— start Extracted records —

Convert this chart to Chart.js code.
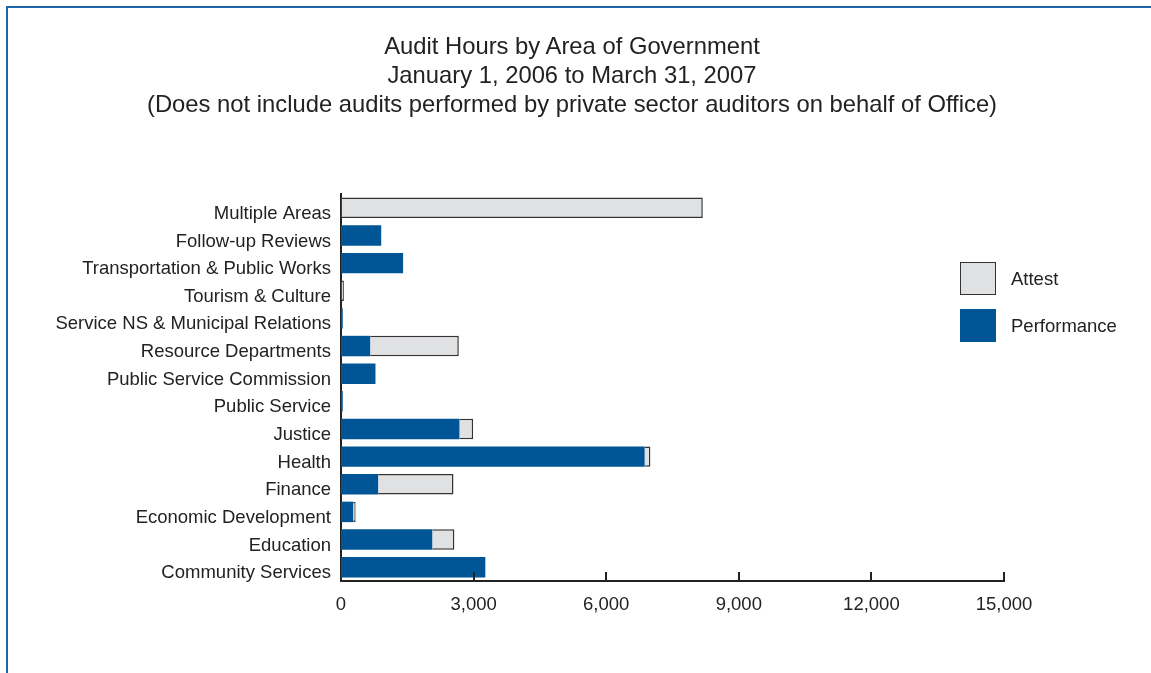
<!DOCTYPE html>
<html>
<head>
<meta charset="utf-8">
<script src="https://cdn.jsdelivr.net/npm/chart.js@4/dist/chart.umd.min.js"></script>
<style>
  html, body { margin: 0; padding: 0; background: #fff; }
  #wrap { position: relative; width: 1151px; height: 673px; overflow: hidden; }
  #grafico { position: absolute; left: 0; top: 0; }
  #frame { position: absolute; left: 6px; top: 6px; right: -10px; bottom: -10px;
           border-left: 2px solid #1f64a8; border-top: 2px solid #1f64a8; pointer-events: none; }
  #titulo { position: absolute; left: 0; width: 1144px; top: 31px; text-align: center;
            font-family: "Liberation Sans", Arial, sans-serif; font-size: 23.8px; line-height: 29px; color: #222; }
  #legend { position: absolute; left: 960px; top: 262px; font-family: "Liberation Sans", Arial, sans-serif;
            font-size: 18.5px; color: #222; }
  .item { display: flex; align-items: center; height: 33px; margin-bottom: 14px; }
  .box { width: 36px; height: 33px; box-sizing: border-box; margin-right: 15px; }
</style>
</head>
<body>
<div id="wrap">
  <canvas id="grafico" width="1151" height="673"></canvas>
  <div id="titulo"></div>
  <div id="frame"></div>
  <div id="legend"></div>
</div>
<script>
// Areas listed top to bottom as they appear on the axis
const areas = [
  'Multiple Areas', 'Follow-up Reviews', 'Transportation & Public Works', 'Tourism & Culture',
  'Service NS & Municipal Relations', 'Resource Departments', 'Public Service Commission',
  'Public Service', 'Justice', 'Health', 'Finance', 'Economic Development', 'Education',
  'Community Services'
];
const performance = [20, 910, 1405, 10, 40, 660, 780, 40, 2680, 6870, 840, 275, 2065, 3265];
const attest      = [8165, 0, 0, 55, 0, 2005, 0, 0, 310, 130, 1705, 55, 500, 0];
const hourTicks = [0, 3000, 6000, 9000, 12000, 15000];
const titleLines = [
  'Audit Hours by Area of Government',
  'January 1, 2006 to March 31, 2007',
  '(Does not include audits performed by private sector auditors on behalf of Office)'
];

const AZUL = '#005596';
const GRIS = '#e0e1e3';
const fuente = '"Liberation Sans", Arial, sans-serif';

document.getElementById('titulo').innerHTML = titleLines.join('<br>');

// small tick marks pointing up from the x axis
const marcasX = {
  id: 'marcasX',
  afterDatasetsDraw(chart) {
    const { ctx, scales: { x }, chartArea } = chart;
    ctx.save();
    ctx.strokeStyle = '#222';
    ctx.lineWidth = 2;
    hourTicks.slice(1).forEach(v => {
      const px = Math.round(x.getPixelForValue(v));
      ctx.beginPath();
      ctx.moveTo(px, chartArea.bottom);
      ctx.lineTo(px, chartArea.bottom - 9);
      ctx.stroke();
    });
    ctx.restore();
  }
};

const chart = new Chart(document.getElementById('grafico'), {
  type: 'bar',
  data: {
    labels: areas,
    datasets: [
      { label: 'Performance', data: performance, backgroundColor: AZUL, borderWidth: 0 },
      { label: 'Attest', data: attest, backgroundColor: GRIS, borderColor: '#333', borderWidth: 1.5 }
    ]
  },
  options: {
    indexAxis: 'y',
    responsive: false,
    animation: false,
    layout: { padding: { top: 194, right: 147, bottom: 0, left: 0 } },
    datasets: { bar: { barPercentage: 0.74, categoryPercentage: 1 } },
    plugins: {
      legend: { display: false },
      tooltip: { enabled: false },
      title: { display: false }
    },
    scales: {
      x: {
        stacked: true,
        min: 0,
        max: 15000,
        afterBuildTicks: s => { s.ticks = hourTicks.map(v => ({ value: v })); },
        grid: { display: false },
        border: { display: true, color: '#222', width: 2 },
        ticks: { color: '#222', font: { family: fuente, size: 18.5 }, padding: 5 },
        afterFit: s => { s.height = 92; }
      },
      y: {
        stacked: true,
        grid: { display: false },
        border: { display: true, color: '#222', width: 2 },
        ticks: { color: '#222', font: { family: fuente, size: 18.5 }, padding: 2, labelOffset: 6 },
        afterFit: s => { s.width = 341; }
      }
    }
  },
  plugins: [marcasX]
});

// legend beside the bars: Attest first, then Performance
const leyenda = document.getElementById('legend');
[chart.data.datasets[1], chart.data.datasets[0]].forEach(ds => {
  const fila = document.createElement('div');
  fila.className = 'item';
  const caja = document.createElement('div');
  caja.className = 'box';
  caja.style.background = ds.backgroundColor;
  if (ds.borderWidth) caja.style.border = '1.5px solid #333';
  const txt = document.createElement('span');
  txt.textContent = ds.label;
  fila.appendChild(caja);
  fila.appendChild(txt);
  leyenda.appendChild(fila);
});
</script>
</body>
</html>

— end Extracted records —
— start Extracted records —

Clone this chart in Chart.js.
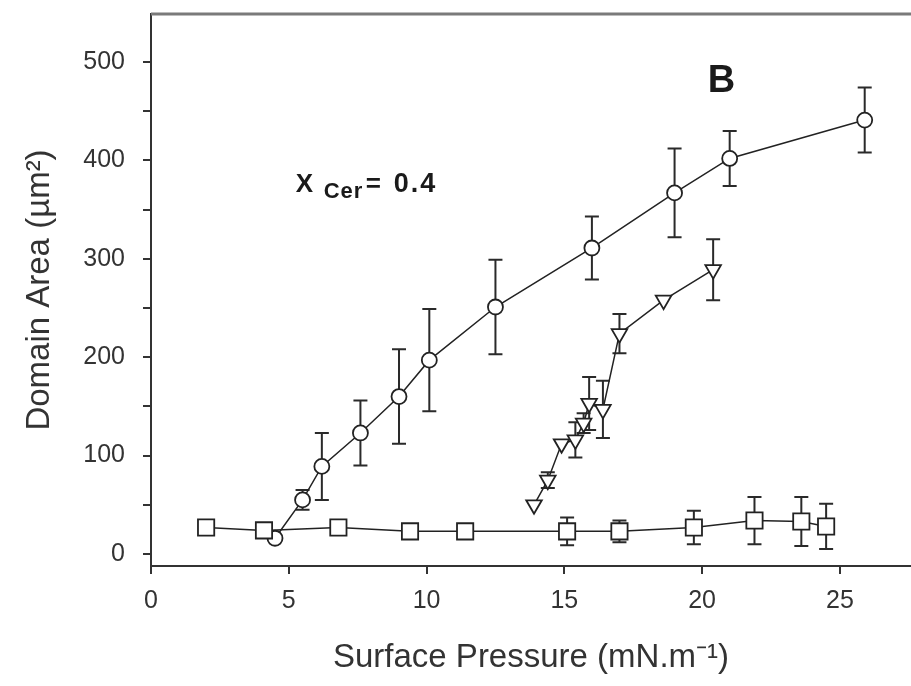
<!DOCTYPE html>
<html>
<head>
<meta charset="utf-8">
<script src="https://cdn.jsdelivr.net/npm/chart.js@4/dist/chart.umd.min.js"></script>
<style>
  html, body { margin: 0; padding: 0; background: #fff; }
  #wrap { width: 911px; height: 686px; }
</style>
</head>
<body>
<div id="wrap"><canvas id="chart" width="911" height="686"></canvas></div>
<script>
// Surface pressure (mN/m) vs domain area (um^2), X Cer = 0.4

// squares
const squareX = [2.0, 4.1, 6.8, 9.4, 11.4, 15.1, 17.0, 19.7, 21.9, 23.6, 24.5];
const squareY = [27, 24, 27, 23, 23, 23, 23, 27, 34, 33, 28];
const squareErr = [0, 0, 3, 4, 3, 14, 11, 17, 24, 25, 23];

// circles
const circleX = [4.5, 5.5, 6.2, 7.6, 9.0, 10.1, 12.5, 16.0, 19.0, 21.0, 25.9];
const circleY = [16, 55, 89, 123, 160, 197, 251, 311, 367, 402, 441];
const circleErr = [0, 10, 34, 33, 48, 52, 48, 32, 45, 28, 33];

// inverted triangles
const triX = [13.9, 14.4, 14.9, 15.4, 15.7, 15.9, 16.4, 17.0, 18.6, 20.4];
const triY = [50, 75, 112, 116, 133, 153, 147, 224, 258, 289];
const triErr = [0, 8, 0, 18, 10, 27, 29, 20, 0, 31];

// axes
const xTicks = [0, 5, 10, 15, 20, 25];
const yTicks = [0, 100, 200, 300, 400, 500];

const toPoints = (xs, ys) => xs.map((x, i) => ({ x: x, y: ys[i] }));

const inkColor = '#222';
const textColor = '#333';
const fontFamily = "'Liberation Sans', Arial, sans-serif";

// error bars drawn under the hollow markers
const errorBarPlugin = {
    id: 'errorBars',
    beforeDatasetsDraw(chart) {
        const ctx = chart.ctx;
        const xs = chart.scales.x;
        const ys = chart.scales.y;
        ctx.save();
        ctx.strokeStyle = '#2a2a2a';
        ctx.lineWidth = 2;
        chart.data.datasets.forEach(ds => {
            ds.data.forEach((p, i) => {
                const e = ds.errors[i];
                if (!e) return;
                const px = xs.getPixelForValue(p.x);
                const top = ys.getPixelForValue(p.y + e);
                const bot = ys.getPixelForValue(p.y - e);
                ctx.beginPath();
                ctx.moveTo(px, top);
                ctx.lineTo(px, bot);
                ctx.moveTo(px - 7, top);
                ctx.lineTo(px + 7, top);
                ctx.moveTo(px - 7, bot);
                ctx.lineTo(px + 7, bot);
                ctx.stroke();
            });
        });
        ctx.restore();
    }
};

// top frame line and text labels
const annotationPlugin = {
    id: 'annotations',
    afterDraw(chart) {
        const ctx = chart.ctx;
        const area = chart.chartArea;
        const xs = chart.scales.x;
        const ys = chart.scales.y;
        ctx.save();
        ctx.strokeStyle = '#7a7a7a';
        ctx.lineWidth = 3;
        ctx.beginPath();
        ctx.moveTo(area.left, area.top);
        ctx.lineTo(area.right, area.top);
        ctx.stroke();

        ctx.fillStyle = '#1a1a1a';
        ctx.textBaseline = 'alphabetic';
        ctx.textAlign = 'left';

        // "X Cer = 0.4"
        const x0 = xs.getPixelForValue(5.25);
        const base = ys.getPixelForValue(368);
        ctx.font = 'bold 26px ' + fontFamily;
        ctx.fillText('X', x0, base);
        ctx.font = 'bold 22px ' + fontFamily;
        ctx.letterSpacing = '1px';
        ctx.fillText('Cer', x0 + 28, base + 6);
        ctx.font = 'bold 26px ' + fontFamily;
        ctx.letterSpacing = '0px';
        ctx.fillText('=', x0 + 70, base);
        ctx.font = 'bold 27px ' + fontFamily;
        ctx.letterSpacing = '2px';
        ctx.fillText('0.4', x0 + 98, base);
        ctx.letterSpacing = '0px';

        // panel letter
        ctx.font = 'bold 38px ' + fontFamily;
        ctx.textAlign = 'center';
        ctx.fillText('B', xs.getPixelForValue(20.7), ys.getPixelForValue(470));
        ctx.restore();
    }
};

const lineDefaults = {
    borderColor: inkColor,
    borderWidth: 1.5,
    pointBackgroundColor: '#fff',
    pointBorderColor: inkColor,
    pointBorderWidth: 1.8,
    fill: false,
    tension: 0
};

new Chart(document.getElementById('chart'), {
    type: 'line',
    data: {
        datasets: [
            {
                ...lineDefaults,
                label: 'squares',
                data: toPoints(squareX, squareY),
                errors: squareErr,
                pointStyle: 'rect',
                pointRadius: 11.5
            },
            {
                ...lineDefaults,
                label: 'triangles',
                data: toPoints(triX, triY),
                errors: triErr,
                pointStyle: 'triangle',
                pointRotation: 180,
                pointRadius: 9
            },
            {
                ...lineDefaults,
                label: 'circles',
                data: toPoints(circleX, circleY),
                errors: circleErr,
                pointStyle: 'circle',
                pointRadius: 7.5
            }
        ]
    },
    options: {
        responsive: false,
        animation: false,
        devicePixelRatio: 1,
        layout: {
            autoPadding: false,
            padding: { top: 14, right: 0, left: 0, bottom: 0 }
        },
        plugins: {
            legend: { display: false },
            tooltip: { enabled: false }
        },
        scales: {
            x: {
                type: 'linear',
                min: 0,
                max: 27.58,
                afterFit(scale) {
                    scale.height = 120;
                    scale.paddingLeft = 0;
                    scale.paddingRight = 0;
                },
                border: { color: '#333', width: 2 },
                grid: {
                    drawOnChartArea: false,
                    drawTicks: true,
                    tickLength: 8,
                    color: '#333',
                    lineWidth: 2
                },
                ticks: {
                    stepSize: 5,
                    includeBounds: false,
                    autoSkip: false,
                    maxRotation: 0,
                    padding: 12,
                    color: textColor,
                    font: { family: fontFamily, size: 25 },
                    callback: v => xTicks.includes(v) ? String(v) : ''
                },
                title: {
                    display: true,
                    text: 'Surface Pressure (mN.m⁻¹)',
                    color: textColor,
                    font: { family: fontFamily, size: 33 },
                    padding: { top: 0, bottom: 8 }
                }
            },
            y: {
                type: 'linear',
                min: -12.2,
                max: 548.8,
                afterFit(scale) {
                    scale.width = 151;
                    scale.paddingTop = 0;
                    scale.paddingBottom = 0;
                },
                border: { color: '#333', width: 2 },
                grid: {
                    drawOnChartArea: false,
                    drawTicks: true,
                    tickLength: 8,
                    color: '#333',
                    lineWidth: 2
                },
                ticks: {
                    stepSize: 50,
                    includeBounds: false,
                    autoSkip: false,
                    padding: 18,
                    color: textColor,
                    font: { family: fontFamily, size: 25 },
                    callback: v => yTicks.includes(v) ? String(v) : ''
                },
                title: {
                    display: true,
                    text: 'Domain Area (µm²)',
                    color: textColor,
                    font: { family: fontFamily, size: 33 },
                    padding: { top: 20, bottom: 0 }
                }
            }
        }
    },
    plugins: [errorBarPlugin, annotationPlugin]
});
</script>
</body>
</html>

— end Extracted records —

— Set problem —
Lines containing the word "this" are to be counted in the listing; state their number alone.

— Result —
2